Folks have been able to run sites with multiple languages by hand since the get-go, but these new changes will make it far easier to run a multi-lingual site in the future.

There is a fundamental architecture choice to any multi-lingual application. Either you honor the data set first, and add translated content to its taxonomy, OR you treat each language as its own beast and duplicate the taxonomy. We've always recommended the latter approach with concrete5: duplicate the whole site tree for each language.

So if you need a tree for each language, what can we do to help? Well any number of things. We've made some improvements to the core, we're going to release a free Internationalization Add-on, and we will have a Commercial Internationalization Add-on as well.

User Session Specific Languages

In the past, you could setup concrete5's UI to run in a different language, but everyone had to use the same one. Now you can pick on login which language you want to use for your editing experience. That preference can be stored against your user account as well. We're very likely going to start including language packs with the core distribution so you can pick a default language on install.

Define Language Trees

We maintain that having a unique tree for each language gives you the flexibility you'll need to deal with different markets. Our new free internationalization add-on will let you take one part of the site tree and define that as the source. You can then make a new holder page for each language you want to include and automatically copy the whole tree over. This will let you create and manage relationships between duplicate pages for different languages. So now when you're on Product-X for French and you hit the English button, you'll goto the same page in the English tree. You also get a block with some different UI choices for selecting a language.

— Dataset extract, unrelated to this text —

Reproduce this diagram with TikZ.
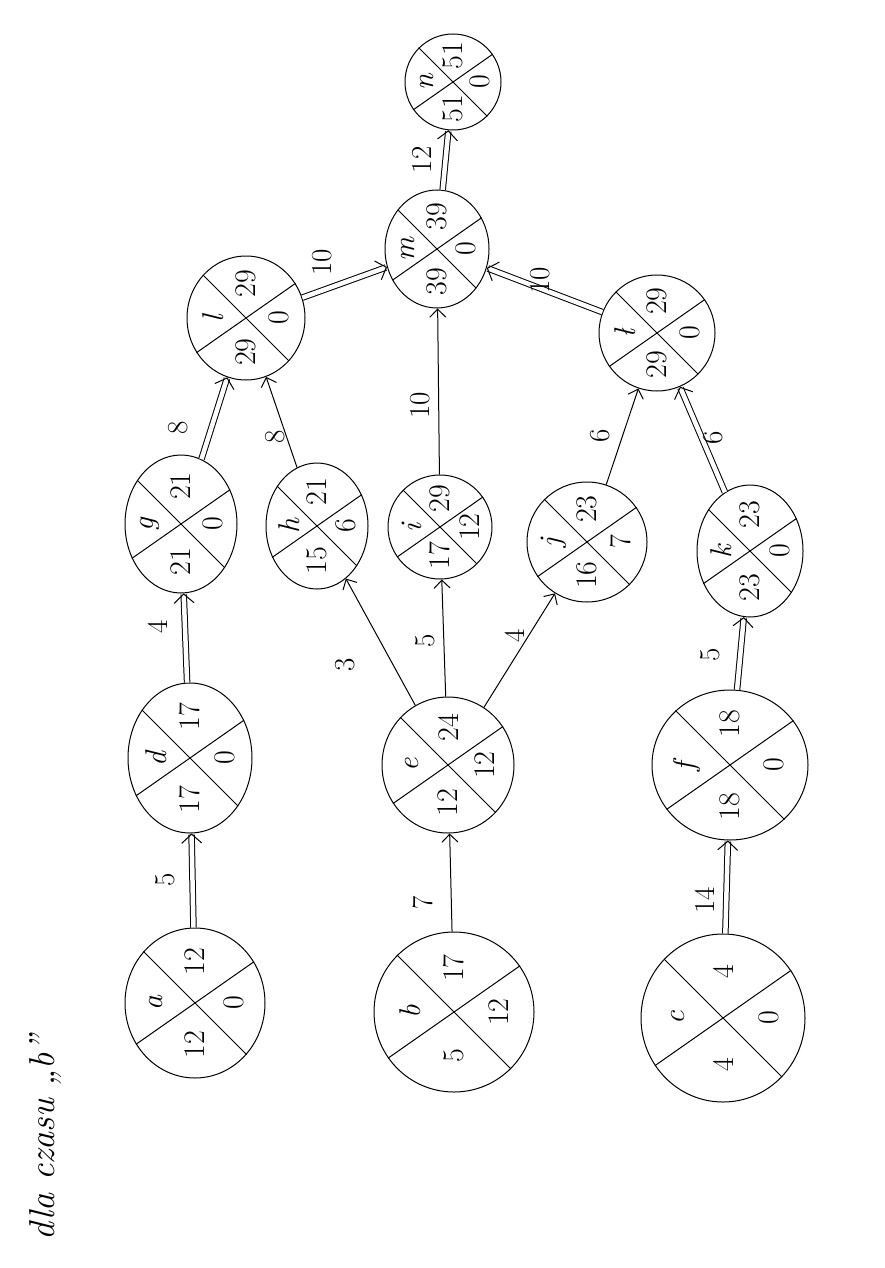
\documentclass[tikz,border=0pt]{standalone}
\usepackage{fontspec}
\usetikzlibrary{shapes.geometric,arrows.meta,calc}
\tikzset{
 pn/.style={ellipse, draw, line width=1pt, inner sep=0pt},
 xl/.style={line width=1pt},
 lab/.style={rotate=90, font=\fontsize{30}{32}\selectfont, inner sep=1pt},
 wl/.style={rotate=90, font=\fontsize{29}{31}\selectfont, inner sep=1pt},
 ar/.style={line width=1pt, -{Straight Barb[length=8pt,width=16pt]}},
 cr/.style={line width=1pt, double, double distance=4.5pt, -{Straight Barb[length=9pt,width=20pt]}},
}
\newcommand\pnet[9]{%
 \node[pn, minimum width={2*#4pt}, minimum height={2*#5pt}] (#1) at (#2,#3) {};
 \draw[xl] (#1.135) -- (#1.-45);
 \draw[xl] (#1.215) -- (#1.35);
 \node[lab] (#1-l) at ($(#1)+(-0.55*#4,0)$) {#6};
 \node[lab] (#1-t) at ($(#1)+(0,-0.55*#5)$) {#7};
 \node[lab] (#1-b) at ($(#1)+(0,0.55*#5)$) {#8};
 \node[lab] (#1-r) at ($(#1)+(0.56*#4,0)$) {#9};
}
\begin{document}
\begin{tikzpicture}[x=1pt,y=-1pt]
\fill[white] (0,0) rectangle (884,1268);
\useasboundingbox (0,0) rectangle (884,1268);

\node[rotate=90, font=\fontsize{36}{38}\selectfont\itshape] (title) at (45,1138) {dla czasu „b”};

\pnet{a}{195}{1003}{70}{75}{\textit{a}}{12}{12}{0}
\pnet{b}{454}{1012}{80}{80}{\textit{b}}{17}{5}{12}
\pnet{c}{723}{1018}{82}{84}{\textit{c}}{4}{4}{0}
\pnet{d}{190}{758}{62}{75}{\textit{d}}{17}{17}{0}
\pnet{e}{448}{765}{66}{68}{\textit{e}}{24}{12}{12}
\pnet{f}{730}{765}{78}{75}{\textit{f}}{18}{18}{0}
\pnet{g}{181}{524}{56}{69}{\textit{g}}{21}{21}{0}
\pnet{h}{317}{526}{51}{63}{\textit{h}}{21}{15}{6}
\pnet{i}{440}{527}{52}{52}{\textit{i}}{29}{17}{12}
\pnet{j}{587}{542}{60}{60}{\textit{j}}{23}{16}{7}
\pnet{k}{750}{551}{53}{66}{\textit{k}}{23}{23}{0}
\pnet{l}{246}{318}{59}{62}{\textit{l}}{29}{29}{0}
\pnet{m}{437}{249}{52}{59}{\textit{m}}{39}{39}{0}
\pnet{lb}{657}{333}{58}{58}{\textit{ł}}{29}{29}{0}
\pnet{n}{453}{82}{48}{48}{\textit{n}}{51}{51}{0}

% critical (double) arrows
\draw[cr] (a) -- (d);
\draw[cr] (d) -- (g);
\draw[cr] (g) -- (l);
\draw[cr] (l) -- (m);
\draw[cr] (c) -- (f);
\draw[cr] (f) -- (k);
\draw[cr] (k) -- (lb);
\draw[cr] (lb) -- (m);
\draw[cr] (m) -- (n);
% single arrows
\draw[ar] (b) -- (e);
\draw[ar] (e) -- (h);
\draw[ar] (e) -- (i);
\draw[ar] (e) -- (j);
\draw[ar] (h) -- (l);
\draw[ar] (i) -- (m);
\draw[ar] (j) -- (lb);

% edge labels
\node[wl] (w-ad) at (165,880) {5};
\node[wl] (w-dg) at (158,627) {4};
\node[wl] (w-gl) at (178,428) {8};
\node[wl] (w-hl) at (275,437) {8};
\node[wl] (w-lm) at (322,262) {10};
\node[wl] (w-be) at (423,903) {7};
\node[wl] (w-eh) at (345,665) {3};
\node[wl] (w-ei) at (425,641) {5};
\node[wl] (w-ej) at (515,636) {4};
\node[wl] (w-im) at (420,405) {10};
\node[wl] (w-jl) at (600,436) {6};
\node[wl] (w-kl) at (713,438) {6};
\node[wl] (w-lbm) at (540,280) {10};
\node[wl] (w-mn) at (422,160) {12};
\node[wl] (w-cf) at (705,900) {14};
\node[wl] (w-fk) at (710,655) {5};
\end{tikzpicture}
\end{document}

If you don't want each and every page to have a relation for each language, you can go through and choose to ignore sections, or even remap them to different areas.

Computer Aided Translation for Content

If you've got a big site to convert, sending your translation staff through page by page to make inline edits may be a real time suck. We've added a "Translate Content" report that gives you a centralized UI to get to all the content that needs to be translated for a language tree. We even added some simple workflow tools there to keep track of where you are in the process. This report will likely be part of the commercial Internationalization Extension.

We're looking at adding some mass search and replace as well as a language specific custom dictionary to this part of the toolset in the big picture.

Language Files for Interface

We've extended the use of the glorious t() function to themes, custom forms, custom templates - basically any code in your concrete5 PHP files. If you know what you're doing you can make language specific .MO & .PO files yourself. If you use the commercial Internationalization Add-on you'll get a sexy Web GUI for generating the list of strings automatically, and then translating each string individually.

Cost & Timeline

This is actually done already and we have one client actively using it on a site they're about to launch. We need to fold the changes we made back into the core. Expect this stuff to all be part of the release of 5.4.2 which is slated for mid August.

The majority of what we did here will be free to everyone. We are packing up tools that we think are only useful to a mid-sized organization with a staff of resources who need to collaborate - so the CAT tool and the Web GUI for language files would cost something, but they're just process value ads on the bulk of the changes which we'd release for nuthin'. We are likely to price the commercial side high for a typical add-on, but low for enterprise software. $2,500 sounds about right today.